El ansiado posee una fineza cinematográfica única para la saga. Su energía es inagotable: en sus 152 minutos nunca merman ni la acción ni el humor.
Dos frases se repiten en Los últimos Jedi: “Destruir las leyendas” y “dejar atrás el pasado”. Tales sentencias serán el corazón conceptual de este Episodio VIII y marcarán la autoconciencia de su director, Rian Johnson, al momento de lidiar con un fenómeno de proporciones religiosas. ¿Hasta cuándo el público será hechizado por la nostalgia? ¿Cómo construir algo nuevo sobre los monumentos del pasado? ¿Puede Star Wars refundarse como narrativa sin traicionar su esencia?
El despertar de la fuerza fue un declarado homenaje a la saga original, una cautelosa presentación de nuevos personajes y conflictos sin despegarse de una estructura bastante previsible. Afortunadamente, con Los últimos Jedi no puede decirse lo mismo: su guión ya presenta una arquitectura sofisticada que divide al relato en dos tiempos narrativos: la persecución de la Primera Orden contra las flotas de La Resistencia a lo largo de la galaxia (el presente de la película, por decirlo de algún modo) y el entrenamiento de Rey en una isla ancestral con Luke Skywalker durante el transcurso de varios días.
La destreza de Rian Johnson es indiscutible: salta de una temporalidad a otra con total naturalidad, haciéndolas confluir sobre el último tercio del filme. Los últimos Jedi tiene algo que a las anteriores entregas les costaba conseguir: cohesión en sus múltiples tramas, una organicidad rítmica que no descansa pero tampoco agobia. Las dos horas y media de película consisten en una persecución agónica y a partir de allí se irán desprendiendo micro aventuras. Esta estrechez temporal es toda una novedad para una saga adicta al compartimento episódico.

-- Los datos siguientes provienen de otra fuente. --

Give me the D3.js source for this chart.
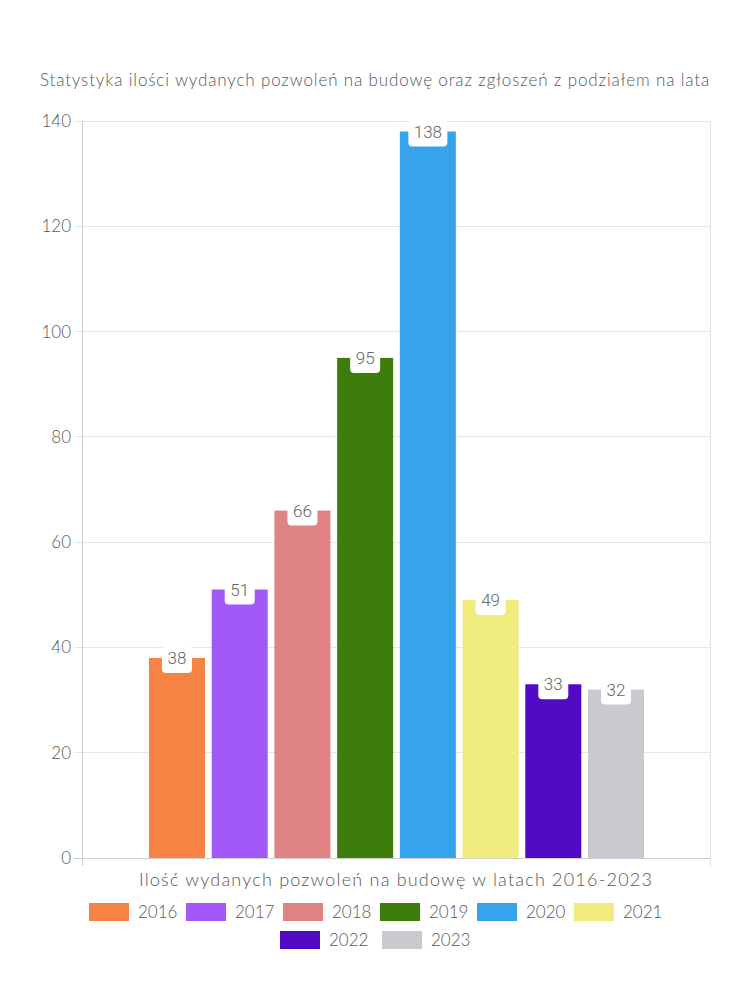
<!DOCTYPE html>
<html><head><meta charset="utf-8">
<script src="https://cdn.jsdelivr.net/npm/d3@7"></script>
<style>body{margin:0;background:#fff}</style>
</head><body><div id="chart"></div>
<script>
const categories = ["Ilość wydanych pozwoleń na budowę w latach 2016-2023"];
const seriesNames = ["2016","2017","2018","2019","2020","2021","2022","2023"];
const seriesValues = [38,51,66,95,138,49,33,32];
const seriesColors = ["#F58442","#A259FA","#E08385","#3E7C0C","#37A3EA","#F0EB7D","#520AC4","#C9CACF"];
const yTicks = [0,20,40,60,80,100,120,140];
const title = "Statystyka ilości wydanych pozwoleń na budowę oraz zgłoszeń z podziałem na lata";

(function(){
const W=750,H=1000, pL=82, pR=710, pT=121, pB=858;
const font = "Lato, 'Noto Sans', sans-serif";
const txt = "#575757";
const svg = d3.select("#chart").append("svg").attr("width",W).attr("height",H).style("font-family",font);

const y = d3.scaleLinear().domain([0,140]).range([pB,pT]);
const x0 = d3.scaleBand().domain(categories).range([pL,pR]).paddingInner(0).paddingOuter(0);
const gw = 495, c0 = x0(categories[0]) + x0.bandwidth()/2 + 0.5;
const x1 = d3.scaleBand().domain(seriesNames).range([c0-gw/2, c0+gw/2]).paddingInner(0.107).paddingOuter(0);

// grid
svg.append("g").selectAll("line").data(yTicks).join("line")
  .attr("x1",pL-8).attr("x2",pR).attr("y1",d=>y(d)).attr("y2",d=>y(d))
  .attr("stroke",d=>d===0?"#cfcfcf":"#e6e6e6").attr("stroke-width",1).attr("shape-rendering","crispEdges");
svg.append("line").attr("x1",pL).attr("x2",pL).attr("y1",pT).attr("y2",pB+8).attr("stroke","#cfcfcf").attr("shape-rendering","crispEdges");
svg.append("line").attr("x1",pR).attr("x2",pR).attr("y1",pT).attr("y2",pB+8).attr("stroke","#e6e6e6").attr("shape-rendering","crispEdges");

svg.append("g").selectAll("text").data(yTicks).join("text")
  .attr("x",pL-11).attr("y",d=>y(d)).attr("dy","0.35em").attr("text-anchor","end")
  .attr("font-size",17).attr("font-weight",300).attr("fill",txt).text(d=>d);

// bars
const bars = seriesNames.map((n,i)=>({name:n,value:seriesValues[i],color:seriesColors[i]}));
svg.append("g").selectAll("rect").data(bars).join("rect")
  .attr("x",d=>x1(d.name)).attr("width",x1.bandwidth())
  .attr("y",d=>y(d.value)).attr("height",d=>y(0)-y(d.value)).attr("fill",d=>d.color);

// labels
const lg = svg.append("g").selectAll("g").data(bars).join("g")
  .attr("transform",d=>`translate(${x1(d.name)+x1.bandwidth()/2},${y(d.value)})`);
lg.append("rect").attr("x",d=>-(String(d.value).length*9+12)/2).attr("width",d=>String(d.value).length*9+12)
  .attr("y",-12).attr("height",27).attr("rx",4).attr("fill","#fff");
lg.append("text").attr("text-anchor","middle").attr("y",6).attr("font-size",17).attr("fill","#666")
  .attr("font-weight",300).attr("font-family","Roboto, sans-serif").text(d=>d.value);

// titles
svg.append("text").attr("x",375).attr("y",86).attr("text-anchor","middle").attr("font-size",17)
  .attr("font-weight",300).attr("letter-spacing",0.85).attr("fill",txt).text(title);
svg.append("text").attr("x",(pL+pR)/2).attr("y",886).attr("text-anchor","middle").attr("font-size",18)
  .attr("font-weight",300).attr("letter-spacing",1.2).attr("fill",txt).text(categories[0]);

// legend
const rows=[seriesNames.slice(0,6),seriesNames.slice(6)];
rows.forEach((row,ri)=>{
  const g=svg.append("g");
  row.forEach((n,j)=>{
    const i=seriesNames.indexOf(n);
    const gx = ri===0? 89+j*97 : 280+j*102;
    const gy = ri===0? 903 : 931;
    g.append("rect").attr("x",gx).attr("y",gy).attr("width",40).attr("height",18).attr("fill",seriesColors[i]);
    g.append("text").attr("x",gx+49).attr("y",gy+9).attr("dy","0.35em").attr("font-size",17)
      .attr("font-weight",300).attr("fill",txt).text(n);
  });
});
})();
</script></body></html>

La apropiación de Rian Johnson también se vislumbra en pequeñas herejías que consisten en juegos de montaje, exploraciones sonoras y planos detalles decisivos pero disimulados. Estas travesuras plásticas le aportan altura cinematográfica a la saga, le otorgan una originalidad que no llega a romper con las leyes sagradas de lo que debería ser una película de Star Wars. Porque sí: tendremos un surtido de bichos destinado a convertirse en merchandising (atención a la delirante secuencia del casino), enfrentamientos con espadas láser, batallas de naves y lecciones sobre la fuerza.
Luces y sombras
Pero también tendremos una propuesta más aggiornada para entender esta idea de balance entre luz y oscuridad, que vendrá de la seducción mutua entre Rylo Ken y Rey. En este vínculo zigzagueante, casi histérico, la saga se refresca y recupera su grandeza mitológica. Los diálogos entre Adam Driver y Daisy Ridley son honestos, tensos y desgarradores, y la escena en la que ambos se disputan un sable láser está destinada a pasar a la historia como uno de los encuadres más bellos de la saga. Hay, además, una complejidad actoral en esta nueva generación que no la aporta ni Mark Hamill y mucho menos la fallecida Carrie Fisher, encasillados en métodos anacrónicos y sobregesticuladores.
El universo creado por George Lucas finalmente se ha emancipado y sus mutaciones serán infinitas.